The break-even point is where total revenue first covers total costs. This calculator uses the standard contribution margin method: every unit you sell contributes its price minus its variable cost towards your fixed costs, and once those contributions add up to the fixed costs, you have broken even. Units needed equals fixed costs divided by the contribution per unit.

The calculator reports the break-even point in whole units, rounded up because you cannot sell a fraction of a unit, alongside the break-even revenue and the contribution margin ratio. The ratio, contribution divided by price, tells you what share of every pound of sales is available to cover fixed costs and then become profit.

If the variable cost per unit is at or above the price, each sale loses money and no volume of sales can break even. The calculator flags this case explicitly rather than showing a misleading number.

How to use the break-even calculator

  1. Enter your fixed costs for the period you care about, such as a month or a year: rent, salaries, insurance, subscriptions.
  2. Enter the selling price of one unit.
  3. Enter the variable cost of one unit: materials, packaging, payment fees, per-unit shipping.
  4. Read the break-even units and revenue, and check the contribution margin to see how much each sale really earns.

Worked examples

12,000 of fixed costs, 25 price, 10 variable cost

Inputs: Fixed costs 12,000, price per unit 25, variable cost per unit 10.

Result: Each unit contributes 15, so break-even is 800 units or 20,000 of revenue, with a contribution margin of 60 percent.

The same business after a 2 price rise

Inputs: Fixed costs 12,000, price 27, variable cost 10.

Result: Contribution rises to 17 and break-even falls to 706 units, about 12 percent fewer sales needed from an 8 percent price rise.

Limitations and common mistakes

Edge cases and limitations

  • It assumes one product at one price with a constant variable cost; a mix of products needs a weighted average contribution per unit.
  • Fixed costs are treated as truly fixed across the volume range, but in reality they step up when you outgrow premises or need another hire.
  • Break-even says nothing about demand.
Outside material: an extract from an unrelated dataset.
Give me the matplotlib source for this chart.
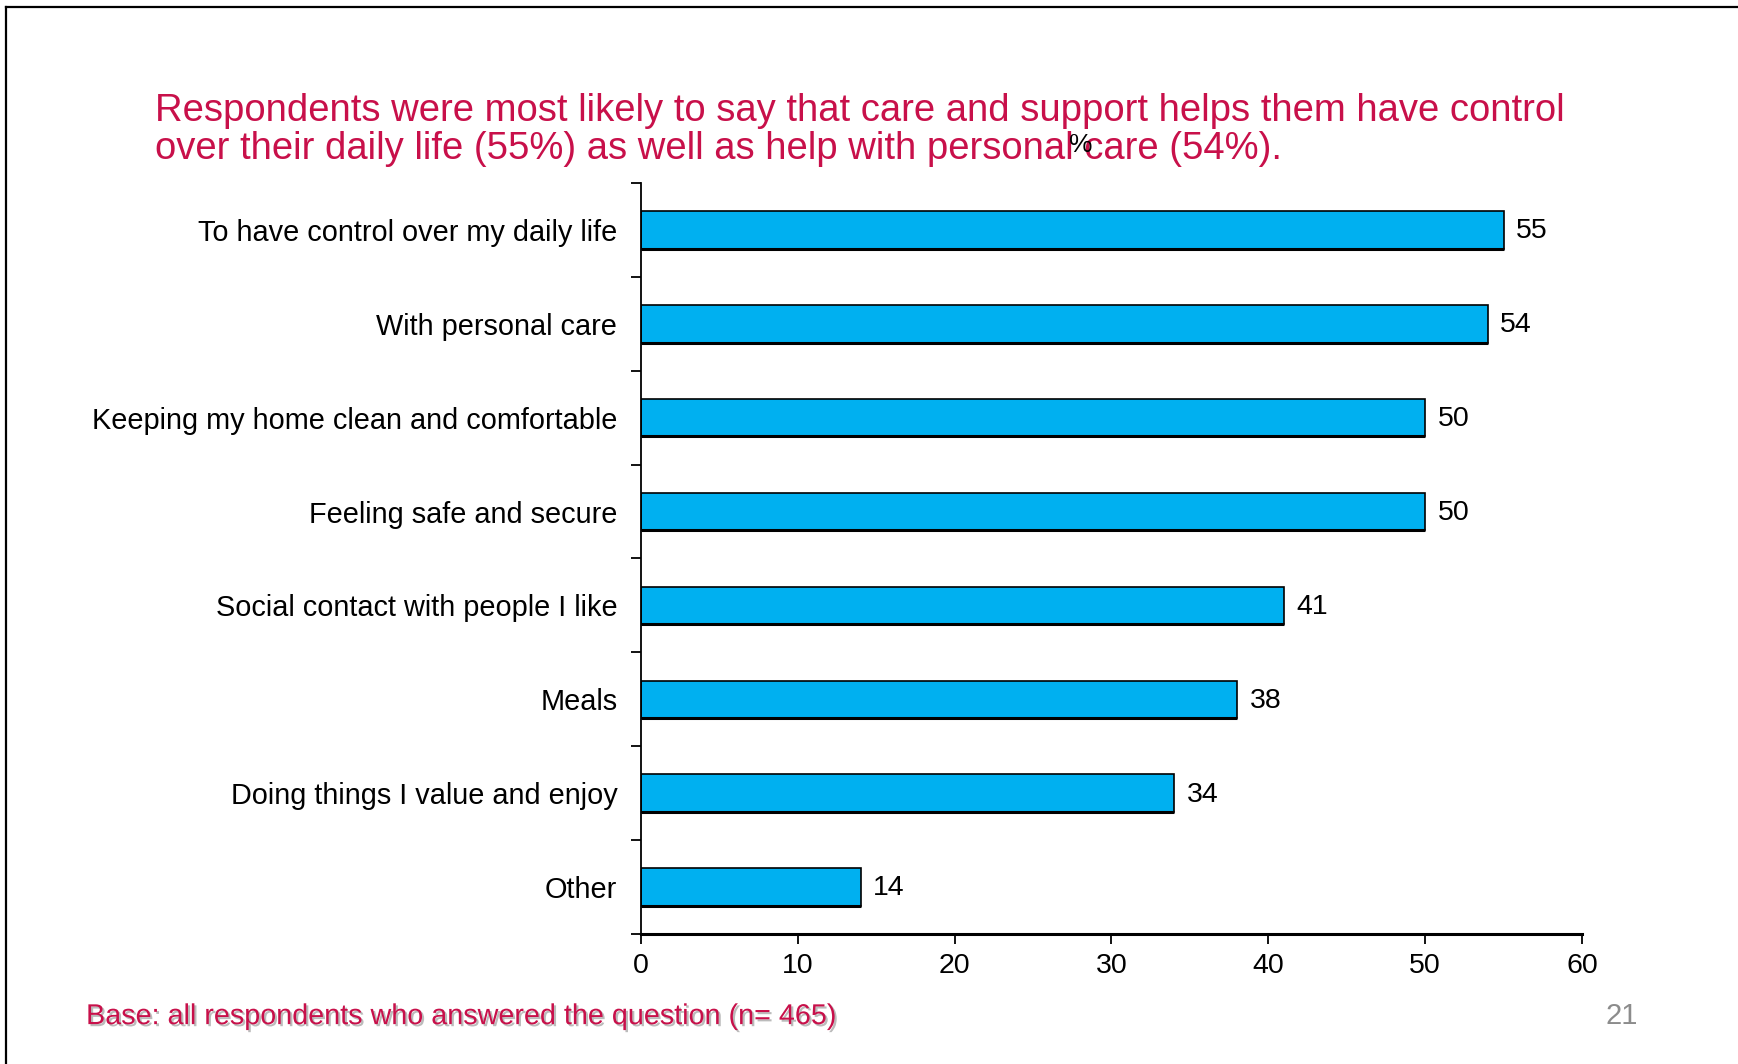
import matplotlib.pyplot as plt
import matplotlib.patheffects as pe
from matplotlib.lines import Line2D

categories = ['To have control over my daily life', 'With personal care',
              'Keeping my home clean and comfortable', 'Feeling safe and secure',
              'Social contact with people I like', 'Meals',
              'Doing things I value and enjoy', 'Other']
values = [55, 54, 50, 50, 41, 38, 34, 14]
xticks = [0, 10, 20, 30, 40, 50, 60]

title_text = ('Respondents were most likely to say that care and support helps them have control\n'
              'over their daily life (55%) as well as help with personal care (54%).')
base_text = 'Base: all respondents who answered the question (n= 465)'
page_no = '21'

red = '#C8104A'
plt.rcParams['font.family'] = ['Liberation Sans', 'DejaVu Sans']

fig = plt.figure(figsize=(17.38, 10.64), dpi=100)
ax = fig.add_axes([0.3688, 0.1222, 0.5414, 0.7058])

pos = list(range(len(categories)))
bar_h = 0.40
ax.barh(pos, values, height=bar_h, color='#00B0F0', edgecolor='black', linewidth=1.2)
# slightly heavier bottom edge, like the original
ax.hlines([p + bar_h / 2 for p in pos], 0, values, color='black', lw=2.2)
for p, v in zip(pos, values):
    ax.annotate(str(v), (v, p), xytext=(9, -1), textcoords='offset points',
                va='center', ha='left', fontsize=20.5)

ax.set_xlim(0, 60)
ax.set_ylim(len(categories) - 0.5, -0.5)
ax.set_xticks(xticks)
ax.set_yticks(pos)
ax.set_yticklabels(categories, fontsize=20.8)
ax.set_yticks([p - 0.5 for p in pos] + [len(categories) - 0.5], minor=True)
ax.tick_params(axis='y', which='major', length=0, pad=17)
ax.tick_params(axis='y', which='minor', length=7, width=1.3, direction='out')
ax.tick_params(axis='x', labelsize=20.5, length=7, width=1.3, pad=7)

for s in ['top', 'right']:
    ax.spines[s].set_visible(False)
ax.spines['left'].set_linewidth(1.3)
ax.spines['bottom'].set_linewidth(2.2)

fig.text(0.0892, 0.878, title_text, color=red, fontsize=27.5, va='center', ha='left',
         linespacing=1.06)
fig.text(0.622, 0.864, '%', fontsize=19, ha='center', va='center')

fig.text(0.0495, 0.045, base_text, color=red, fontsize=20.7, ha='left', va='center',
         path_effects=[pe.SimplePatchShadow(offset=(1.5, -1.5), shadow_rgbFace='#bbbbbb', alpha=1),
                       pe.Normal()])
fig.text(0.9235, 0.045, page_no, color='#8c8c8c', fontsize=21, ha='left', va='center')

# slide frame
fig.add_artist(Line2D([0.0035, 1.0], [0.9935, 0.9935], color='black', lw=1.6,
                      transform=fig.transFigure))
fig.add_artist(Line2D([0.0035, 0.0035], [0.0, 0.9935], color='black', lw=1.6,
                      transform=fig.transFigure))

fig.savefig('out.png', dpi=100)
The market may not want the number of units the arithmetic requires at that price.
  • Taxes, volume discounts and bulk purchasing effects on unit cost are not modelled.

Common mistakes

  • Classifying a cost as fixed when it scales with sales, such as payment processing fees, which understates the variable cost and flatters the break-even point.
  • Comparing a monthly fixed cost figure with an annual sales target. Keep the period consistent on both sides.
  • Treating break-even as the goal. It is the floor; pricing and volume plans should target comfortably above it.
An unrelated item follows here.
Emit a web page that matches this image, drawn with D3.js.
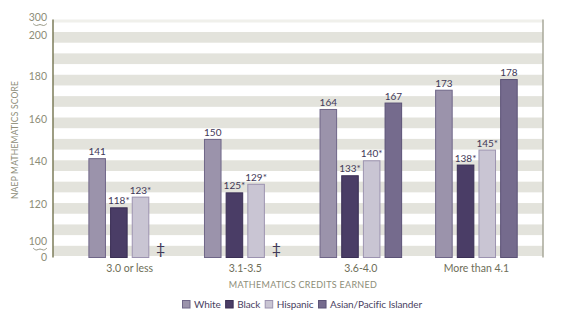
<!DOCTYPE html>
<html>
<head>
<meta charset="utf-8">
<script src="https://cdn.jsdelivr.net/npm/d3@7"></script>
<style>
  html, body { margin: 0; padding: 0; background: #fff; }
  svg { display: block; font-family: "Lato", "Open Sans", sans-serif; }
</style>
</head>
<body>
<svg id="chart" width="564" height="327"></svg>
<script>
// Average NAEP mathematics score by credits earned and race/ethnicity
const categories = ["3.0 or less", "3.1-3.5", "3.6-4.0", "More than 4.1"];
const series = ["White", "Black", "Hispanic", "Asian/Pacific Islander"];
const white    = [141, 150, 164, 173];
const black    = [118, 125, 133, 138];
const hispanic = [123, 129, 140, 145];
const asianPI  = [null, null, 167, 178];   // null: reporting standards not met
const flagged  = [
  [false, false, false, false],
  [true, true, true, true],
  [true, true, true, true],
  [false, false, false, false]
];
const yTickValues = [0, 100, 120, 140, 160, 180, 200, 300];
const yTickLabels = ["0", "100", "120", "140", "160", "180", "200", "300"];

const values = [white, black, hispanic, asianPI];
const fills   = ["#9b93ab", "#4a3d66", "#c9c5d3", "#756b8d"];
const strokes = ["#6f6688", "#3a2f55", "#9c93b0", "#5b5276"];

const svg = d3.select("#chart");
const plot = { left: 53, right: 543, top: 19.5, bottom: 257.5 };

// Broken value axis: 0 and 300 are compressed, 100–200 is linear
const y = d3.scaleLinear()
  .domain([0, 100, 200, 300])
  .range([plot.bottom, 245.8, 32, plot.top]);

const x0 = d3.scaleBand().domain(categories).range([88.4, 517.7]).paddingInner(0.2855);
const x1 = d3.scaleBand().domain(series).range([0, x0.bandwidth()]).paddingInner(0.19);

// Background stripes
const stripes = svg.append("g");
stripes.append("rect")
  .attr("x", plot.left).attr("width", plot.right - plot.left)
  .attr("y", plot.top).attr("height", 3)
  .attr("fill", "#f0f0eb");
const bandStarts = d3.range(105, 200, 10);
stripes.selectAll("rect.band").data(bandStarts).join("rect")
  .attr("class", "band")
  .attr("x", plot.left).attr("width", plot.right - plot.left)
  .attr("y", d => y(d + 5)).attr("height", d => y(d) - y(d + 5))
  .attr("fill", "#e3e3dc");
stripes.append("rect")
  .attr("x", plot.left).attr("width", plot.right - plot.left)
  .attr("y", y(100)).attr("height", y(0) - y(100) - 1.5)
  .attr("fill", "#e3e3dc");

// Frame lines
svg.append("line")
  .attr("x1", plot.right).attr("x2", plot.right)
  .attr("y1", plot.top).attr("y2", plot.bottom)
  .attr("stroke", "#a9a99a").attr("stroke-width", 1.5);

// Bars
const rows = categories.map((c, i) => ({
  cat: c,
  items: series.map((s, j) => ({ s, j, v: values[j][i], star: flagged[j][i] }))
}));

const groups = svg.append("g").selectAll("g").data(rows).join("g")
  .attr("transform", d => `translate(${x0(d.cat)},0)`);

groups.selectAll("rect").data(d => d.items.filter(e => e.v != null)).join("rect")
  .attr("x", d => x1(d.s) + 0.5)
  .attr("width", x1.bandwidth() - 1)
  .attr("y", d => y(d.v) + 0.5)
  .attr("height", d => y(0) - y(d.v) - 0.5)
  .attr("fill", d => fills[d.j])
  .attr("stroke", d => strokes[d.j])
  .attr("stroke-width", 1);

groups.selectAll("text.val").data(d => d.items.filter(e => e.v != null)).join("text")
  .attr("class", "val")
  .attr("x", d => x1(d.s) + x1.bandwidth() / 2)
  .attr("y", d => y(d.v) - 3)
  .attr("text-anchor", "middle")
  .attr("font-size", 10)
  .attr("fill", "#3f3858")
  .text(d => d.v + (d.star ? "*" : ""));

// Double dagger where estimates are not reported
groups.selectAll("text.na").data(d => d.items.filter(e => e.v == null)).join("text")
  .attr("class", "na")
  .attr("x", d => x1(d.s) + x1.bandwidth() / 2 - 1.5)
  .attr("y", y(0) - 4)
  .attr("text-anchor", "middle")
  .attr("font-size", 16)
  .attr("fill", "#3f3858")
  .text("\u2021");

// Value axis
svg.append("line")
  .attr("x1", plot.left).attr("x2", plot.left)
  .attr("y1", plot.top).attr("y2", plot.bottom)
  .attr("stroke", "#7d7d5a").attr("stroke-width", 1.5);

const labelShift = { 0: 0, 100: -4.5, 200: 3, 300: -2.5 };
svg.append("g").selectAll("text").data(yTickValues).join("text")
  .attr("x", 47)
  .attr("y", (d) => y(d) + (labelShift[d] !== undefined ? labelShift[d] : 1.5))
  .attr("dy", "0.35em")
  .attr("text-anchor", "end")
  .attr("font-size", 10.5)
  .attr("fill", "#8d8d78")
  .text((d, i) => yTickLabels[i]);

// Axis break marks
const wave = d3.line().curve(d3.curveBasis);
[25, 249.5].forEach(cy => {
  const pts = [[33, cy - 1.5], [36.5, cy + 1.5], [40, cy - 1.5], [43.5, cy + 1.5], [47, cy - 1.5]];
  svg.append("path").attr("d", wave(pts))
    .attr("fill", "none").attr("stroke", "#8d8d78").attr("stroke-width", 0.9);
});

svg.append("text")
  .attr("transform", `translate(18,140) rotate(-90)`)
  .attr("text-anchor", "middle")
  .attr("font-size", 8.5)
  .attr("letter-spacing", 0.2)
  .attr("fill", "#8d8d78")
  .text("NAEP MATHEMATICS SCORE");

// Category axis
svg.append("g").selectAll("text").data(categories).join("text")
  .attr("x", d => x0(d) + x0.bandwidth() / 2)
  .attr("y", 272)
  .attr("text-anchor", "middle")
  .attr("font-size", 10.5)
  .attr("fill", "#6e6e58")
  .text(d => d);

svg.append("text")
  .attr("x", 303).attr("y", 288)
  .attr("text-anchor", "middle")
  .attr("font-size", 9)
  .attr("letter-spacing", 0.3)
  .attr("fill", "#8d8d78")
  .text("MATHEMATICS CREDITS EARNED");

// Legend
const legend = svg.append("g").attr("transform", "translate(182,300)");
let lx = 0;
series.forEach((s, j) => {
  const g = legend.append("g").attr("transform", `translate(${lx},0)`);
  g.append("rect").attr("x", 0.5).attr("y", 0.5).attr("width", 7.5).attr("height", 7.5)
    .attr("fill", fills[j]).attr("stroke", strokes[j]);
  const t = g.append("text").attr("x", 12).attr("y", 8)
    .attr("font-size", 10).attr("letter-spacing", -0.1).attr("fill", "#4a4262").text(s);
  lx += 12 + t.node().getComputedTextLength() + 4.5;
});
</script>
</body>
</html>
Frequently asked questions

How is the break-even point calculated?

Divide your fixed costs by the contribution margin per unit, which is the selling price minus the variable cost of each unit. If fixed costs are 12,000, the price is 25 and the variable cost is 10, each sale contributes 15, so you break even at 800 units, which is 20,000 of revenue.
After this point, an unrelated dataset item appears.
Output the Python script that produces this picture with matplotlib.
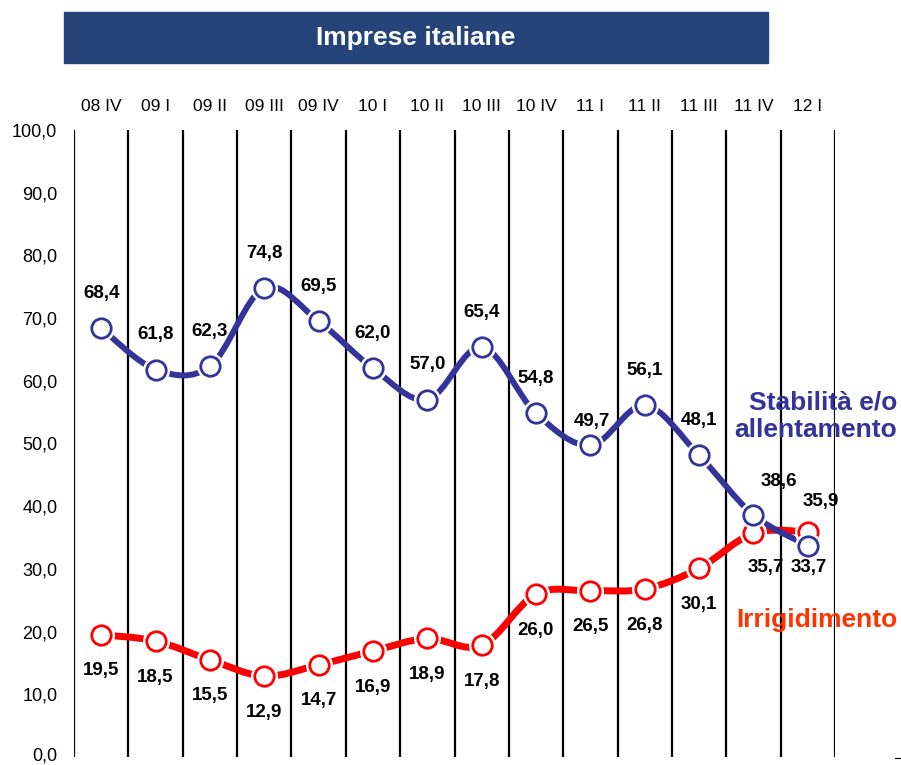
import matplotlib
matplotlib.use("Agg")
import matplotlib.pyplot as plt
from matplotlib.path import Path
from matplotlib.patches import PathPatch, Rectangle
from matplotlib.lines import Line2D
from matplotlib.transforms import ScaledTranslation

plt.rcParams['font.family'] = ['Liberation Sans', 'DejaVu Sans']

quarters = ['08 IV', '09 I', '09 II', '09 III', '09 IV', '10 I', '10 II',
            '10 III', '10 IV', '11 I', '11 II', '11 III', '11 IV', '12 I']
stabilita = [68.4, 61.8, 62.3, 74.8, 69.5, 62.0, 57.0, 65.4, 54.8, 49.7,
             56.1, 48.1, 38.6, 33.7]
irrigidimento = [19.5, 18.5, 15.5, 12.9, 14.7, 16.9, 18.9, 17.8, 26.0, 26.5,
                 26.8, 30.1, 35.7, 35.9]
yticks = [0, 10, 20, 30, 40, 50, 60, 70, 80, 90, 100]

BLUE = '#333399'
RED = '#FF0000'


def fmt(v):
    return f'{v:.1f}'.replace('.', ',')


def smooth_path(xs, ys):
    # Excel-like smoothed line: Catmull-Rom converted to cubic Bezier
    pts = list(zip(xs, ys))
    verts = [pts[0]]
    codes = [Path.MOVETO]
    n = len(pts)
    for i in range(n - 1):
        p0 = pts[i - 1] if i > 0 else pts[i]
        p1 = pts[i]
        p2 = pts[i + 1]
        p3 = pts[i + 2] if i + 2 < n else pts[i + 1]
        c1 = (p1[0] + (p2[0] - p0[0]) / 6, p1[1] + (p2[1] - p0[1]) / 6)
        c2 = (p2[0] - (p3[0] - p1[0]) / 6, p2[1] - (p3[1] - p1[1]) / 6)
        verts += [c1, c2, p2]
        codes += [Path.CURVE4] * 3
    return Path(verts, codes)


fig = plt.figure(figsize=(9.01, 7.65), dpi=100)
ax = fig.add_axes([74 / 901, 1 - 757 / 765, (835 - 74) / 901, (757 - 130) / 765])
x = list(range(len(quarters)))
ax.set_xlim(-0.5, len(quarters) - 0.5)
ax.set_ylim(0, 100)

for b in range(len(quarters) + 1):
    ax.axvline(b - 0.5, color='black', lw=1.6, zorder=1)

ax.add_patch(PathPatch(smooth_path(x, irrigidimento), fill=False, ec=RED,
                       lw=5, capstyle='round', zorder=2))
ax.add_patch(PathPatch(smooth_path(x, stabilita), fill=False, ec=BLUE,
                       lw=4.3, capstyle='round', zorder=3))

for vals, col, z in [(irrigidimento, RED, 4), (stabilita, BLUE, 6)]:
    ax.plot(x, vals, ls='none', marker='o', ms=19.5, mfc='white', mec='none', zorder=z)
    ax.plot(x, vals, ls='none', marker='o', ms=14, mfc='white', mec=col,
            mew=2, zorder=z + 0.5)

# label offsets in points (dx, dy)
blue_off = [(0, 25)] * len(quarters)
blue_off[9] = (1, 17)
blue_off[12] = (18, 24)
blue_off[13] = (1, -16)
red_off = [(0, -26)] * len(quarters)
red_off[12] = (9, -25)
red_off[13] = (9, 22)

for i, v in enumerate(stabilita):
    ax.annotate(fmt(v), (x[i], v), xytext=blue_off[i], textcoords='offset points',
                ha='center', va='center', fontsize=13.5, fontweight='bold',
                color='black', zorder=10)
for i, v in enumerate(irrigidimento):
    ax.annotate(fmt(v), (x[i], v), xytext=red_off[i], textcoords='offset points',
                ha='center', va='center', fontsize=13.5, fontweight='bold',
                color='black', zorder=10)

ax.set_yticks(yticks)
ax.set_yticklabels([fmt(t) for t in yticks], fontsize=13)
ax.tick_params(axis='y', length=0, pad=12)
ax.set_xticks([])
for s in ax.spines.values():
    s.set_visible(False)
# nudge the bottom label up a little so it stays inside the image
lab0 = ax.yaxis.get_major_ticks()[0].label1
lab0.set_transform(lab0.get_transform() + ScaledTranslation(0, 3 / 100, fig.dpi_scale_trans))

for i, q in enumerate(quarters):
    ax.text(x[i], 103.7, q, ha='center', va='center', fontsize=12.5, clip_on=False)

# title bar
fig.patches.append(Rectangle((64 / 901, 1 - 63 / 765), (768 - 64) / 901, 51 / 765,
                             transform=fig.transFigure, color='#25457A', zorder=0))
fig.text(416 / 901, 1 - 38 / 765, 'Imprese italiane', ha='center', va='center',
         color='white', fontsize=19, fontweight='bold')

fig.text(897 / 901, 1 - 416 / 765, 'Stabilità e/o\nallentamento', ha='right',
         va='center', multialignment='right', color=BLUE, fontsize=19,
         fontweight='bold', linespacing=1.2)
fig.text(897 / 901, 1 - 620 / 765, 'Irrigidimento', ha='right', va='center',
         color='#FF3300', fontsize=19, fontweight='bold')

fig.add_artist(Line2D([895 / 901, 901 / 901], [1 - 758 / 765] * 2, color='black', lw=0.8))

fig.savefig('out.png', dpi=100)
What counts as a fixed cost versus a variable cost?

Fixed costs stay the same whatever you sell: rent, salaries, insurance, software subscriptions. Variable costs scale with each unit: materials, packaging, payment processing fees, per-unit shipping. If a cost rises when you sell one more unit, treat it as variable.

What does it mean if my break-even point looks impossibly high?

It means the contribution per unit is too small for your fixed costs. The three levers are raising the price, cutting the variable cost per unit, or reducing fixed costs. Even a small price rise can cut the break-even point sharply because every unit's contribution grows.